# GIVEN PROBLEM
Reproduce the listing exactly, with no pictures in your copy.

# DATA BLOCK
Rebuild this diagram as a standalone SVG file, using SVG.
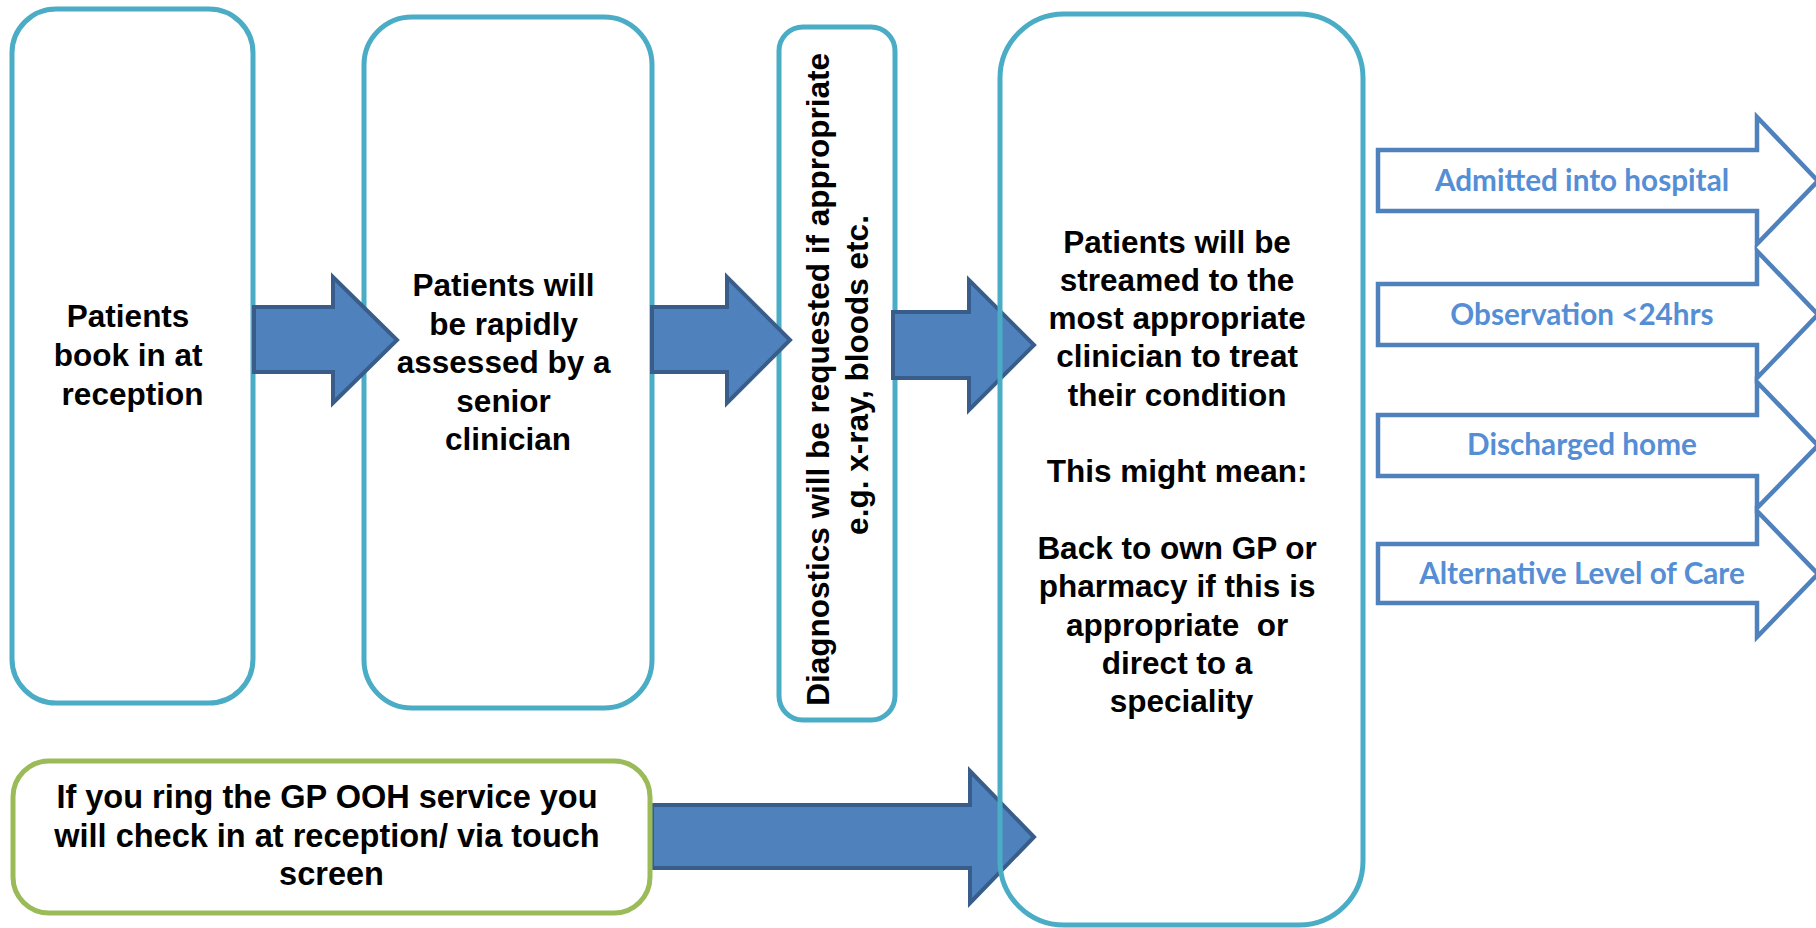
<svg xmlns="http://www.w3.org/2000/svg" width="1816" height="928" viewBox="0 0 1816 928">
  <style>
    .box { fill: none; stroke: #4BACC6; stroke-width: 5; }
    .gbox { fill: none; stroke: #9BBB59; stroke-width: 5; }
    .flow { fill: #4F81BD; stroke: #385D8A; stroke-width: 4; stroke-linejoin: miter; }
    .out { fill: #FFFFFF; stroke: #4F81BD; stroke-width: 4.5; stroke-linejoin: miter; }
    .t { font-family: "Liberation Sans", Arial, sans-serif; font-weight: bold; font-size: 31.5px; fill: #000000; text-anchor: middle; }
    .ot { font-family: Lato, "Open Sans", sans-serif; font-weight: bold; font-size: 29.7px; fill: #558ED5; text-anchor: middle; }
  </style>
  <rect x="0" y="0" width="1816" height="928" fill="#FFFFFF"/>

  <!-- Step 1: reception -->
  <g id="node-reception">
    <rect class="box" x="12" y="9" width="241" height="694" rx="44" ry="44"/>
    <text class="t">
      <tspan x="132.5" y="327">Patients</tspan>
      <tspan x="132.5" y="366">book in at</tspan>
      <tspan x="132.5" y="405">reception</tspan>
    </text>
  </g>

  <!-- Step 2: senior clinician assessment -->
  <g id="node-assessment">
    <rect class="box" x="364" y="17" width="288" height="691" rx="48" ry="48"/>
    <text class="t">
      <tspan x="508" y="296">Patients will</tspan>
      <tspan x="508" y="334.5">be rapidly</tspan>
      <tspan x="508" y="373">assessed by a</tspan>
      <tspan x="508" y="411.5">senior</tspan>
      <tspan x="508" y="450">clinician</tspan>
    </text>
  </g>

  <!-- Step 3: diagnostics (vertical text) -->
  <g id="node-diagnostics">
    <rect class="box" x="779" y="27" width="116" height="693" rx="24" ry="24"/>
    <text class="t" transform="translate(829 375) rotate(-90)">
      <tspan x="0" y="0">Diagnostics will be requested if appropriate</tspan>
      <tspan x="0" y="39">e.g. x-ray, bloods etc.</tspan>
    </text>
  </g>

  <!-- Block arrows between steps -->
  <g id="connectors">
    <path class="flow" d="M254 307 H333 V277 L397 340 L333 403 V372 H254 Z"/>
    <path class="flow" d="M652 307 H727 V277 L790 340 L727 403 V372 H652 Z"/>
    <path class="flow" d="M893 312 H969 V280 L1034 345 L969 410 V378 H893 Z"/>
    <path class="flow" d="M652 805 H970 V771 L1034 837 L970 903 V868 H652 Z"/>
  </g>

  <!-- Step 4: streaming -->
  <g id="node-streaming">
    <rect class="box" x="1000" y="14" width="363" height="911" rx="64" ry="64"/>
    <text class="t">
      <tspan x="1181.5" y="252.5">Patients will be</tspan>
      <tspan x="1181.5" y="290.8">streamed to the</tspan>
      <tspan x="1181.5" y="329.1">most appropriate</tspan>
      <tspan x="1181.5" y="367.4">clinician to treat</tspan>
      <tspan x="1181.5" y="405.7">their condition</tspan>
      <tspan x="1181.5" y="482.3">This might mean:</tspan>
      <tspan x="1181.5" y="558.9">Back to own GP or</tspan>
      <tspan x="1181.5" y="597.2">pharmacy if this is</tspan>
      <tspan x="1181.5" y="635.5" xml:space="preserve">appropriate  or</tspan>
      <tspan x="1181.5" y="673.8">direct to a</tspan>
      <tspan x="1181.5" y="712.1">speciality</tspan>
    </text>
  </g>

  <!-- GP out-of-hours entry -->
  <g id="node-gp-ooh">
    <rect class="gbox" x="13" y="761" width="637" height="152" rx="36" ry="36"/>
    <text class="t" style="font-size:32.5px">
      <tspan x="331.5" y="808">If you ring the GP OOH service you</tspan>
      <tspan x="331.5" y="846.5">will check in at reception/ via touch</tspan>
      <tspan x="331.5" y="885">screen</tspan>
    </text>
  </g>

  <!-- Outcomes -->
  <g id="outcome-admitted">
    <path class="out" d="M1378 150 H1757 V117 L1818 181 L1757 244 V211 H1378 Z"/>
    <text class="ot" x="1582" y="191">Admitted into hospital</text>
  </g>
  <g id="outcome-observation">
    <path class="out" d="M1378 284 H1757 V251 L1818 314.5 L1757 378 V345 H1378 Z"/>
    <text class="ot" x="1582" y="325">Observation &lt;24hrs</text>
  </g>
  <g id="outcome-discharged">
    <path class="out" d="M1378 415 H1757 V382 L1818 445.5 L1757 508 V476 H1378 Z"/>
    <text class="ot" x="1582" y="455">Discharged home</text>
  </g>
  <g id="outcome-alternative">
    <path class="out" d="M1378 544 H1757 V511 L1818 574 L1757 637 V603 H1378 Z"/>
    <text class="ot" x="1582" y="584">Alternative Level of Care</text>
  </g>
</svg>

# FULL RESPONSE
Rebuild this diagram as a standalone SVG file, using SVG.
<svg xmlns="http://www.w3.org/2000/svg" width="1816" height="928" viewBox="0 0 1816 928">
  <style>
    .box { fill: none; stroke: #4BACC6; stroke-width: 5; }
    .gbox { fill: none; stroke: #9BBB59; stroke-width: 5; }
    .flow { fill: #4F81BD; stroke: #385D8A; stroke-width: 4; stroke-linejoin: miter; }
    .out { fill: #FFFFFF; stroke: #4F81BD; stroke-width: 4.5; stroke-linejoin: miter; }
    .t { font-family: "Liberation Sans", Arial, sans-serif; font-weight: bold; font-size: 31.5px; fill: #000000; text-anchor: middle; }
    .ot { font-family: Lato, "Open Sans", sans-serif; font-weight: bold; font-size: 29.7px; fill: #558ED5; text-anchor: middle; }
  </style>
  <rect x="0" y="0" width="1816" height="928" fill="#FFFFFF"/>

  <!-- Step 1: reception -->
  <g id="node-reception">
    <rect class="box" x="12" y="9" width="241" height="694" rx="44" ry="44"/>
    <text class="t">
      <tspan x="132.5" y="327">Patients</tspan>
      <tspan x="132.5" y="366">book in at</tspan>
      <tspan x="132.5" y="405">reception</tspan>
    </text>
  </g>

  <!-- Step 2: senior clinician assessment -->
  <g id="node-assessment">
    <rect class="box" x="364" y="17" width="288" height="691" rx="48" ry="48"/>
    <text class="t">
      <tspan x="508" y="296">Patients will</tspan>
      <tspan x="508" y="334.5">be rapidly</tspan>
      <tspan x="508" y="373">assessed by a</tspan>
      <tspan x="508" y="411.5">senior</tspan>
      <tspan x="508" y="450">clinician</tspan>
    </text>
  </g>

  <!-- Step 3: diagnostics (vertical text) -->
  <g id="node-diagnostics">
    <rect class="box" x="779" y="27" width="116" height="693" rx="24" ry="24"/>
    <text class="t" transform="translate(829 375) rotate(-90)">
      <tspan x="0" y="0">Diagnostics will be requested if appropriate</tspan>
      <tspan x="0" y="39">e.g. x-ray, bloods etc.</tspan>
    </text>
  </g>

  <!-- Block arrows between steps -->
  <g id="connectors">
    <path class="flow" d="M254 307 H333 V277 L397 340 L333 403 V372 H254 Z"/>
    <path class="flow" d="M652 307 H727 V277 L790 340 L727 403 V372 H652 Z"/>
    <path class="flow" d="M893 312 H969 V280 L1034 345 L969 410 V378 H893 Z"/>
    <path class="flow" d="M652 805 H970 V771 L1034 837 L970 903 V868 H652 Z"/>
  </g>

  <!-- Step 4: streaming -->
  <g id="node-streaming">
    <rect class="box" x="1000" y="14" width="363" height="911" rx="64" ry="64"/>
    <text class="t">
      <tspan x="1181.5" y="252.5">Patients will be</tspan>
      <tspan x="1181.5" y="290.8">streamed to the</tspan>
      <tspan x="1181.5" y="329.1">most appropriate</tspan>
      <tspan x="1181.5" y="367.4">clinician to treat</tspan>
      <tspan x="1181.5" y="405.7">their condition</tspan>
      <tspan x="1181.5" y="482.3">This might mean:</tspan>
      <tspan x="1181.5" y="558.9">Back to own GP or</tspan>
      <tspan x="1181.5" y="597.2">pharmacy if this is</tspan>
      <tspan x="1181.5" y="635.5" xml:space="preserve">appropriate  or</tspan>
      <tspan x="1181.5" y="673.8">direct to a</tspan>
      <tspan x="1181.5" y="712.1">speciality</tspan>
    </text>
  </g>

  <!-- GP out-of-hours entry -->
  <g id="node-gp-ooh">
    <rect class="gbox" x="13" y="761" width="637" height="152" rx="36" ry="36"/>
    <text class="t" style="font-size:32.5px">
      <tspan x="331.5" y="808">If you ring the GP OOH service you</tspan>
      <tspan x="331.5" y="846.5">will check in at reception/ via touch</tspan>
      <tspan x="331.5" y="885">screen</tspan>
    </text>
  </g>

  <!-- Outcomes -->
  <g id="outcome-admitted">
    <path class="out" d="M1378 150 H1757 V117 L1818 181 L1757 244 V211 H1378 Z"/>
    <text class="ot" x="1582" y="191">Admitted into hospital</text>
  </g>
  <g id="outcome-observation">
    <path class="out" d="M1378 284 H1757 V251 L1818 314.5 L1757 378 V345 H1378 Z"/>
    <text class="ot" x="1582" y="325">Observation &lt;24hrs</text>
  </g>
  <g id="outcome-discharged">
    <path class="out" d="M1378 415 H1757 V382 L1818 445.5 L1757 508 V476 H1378 Z"/>
    <text class="ot" x="1582" y="455">Discharged home</text>
  </g>
  <g id="outcome-alternative">
    <path class="out" d="M1378 544 H1757 V511 L1818 574 L1757 637 V603 H1378 Z"/>
    <text class="ot" x="1582" y="584">Alternative Level of Care</text>
  </g>
</svg>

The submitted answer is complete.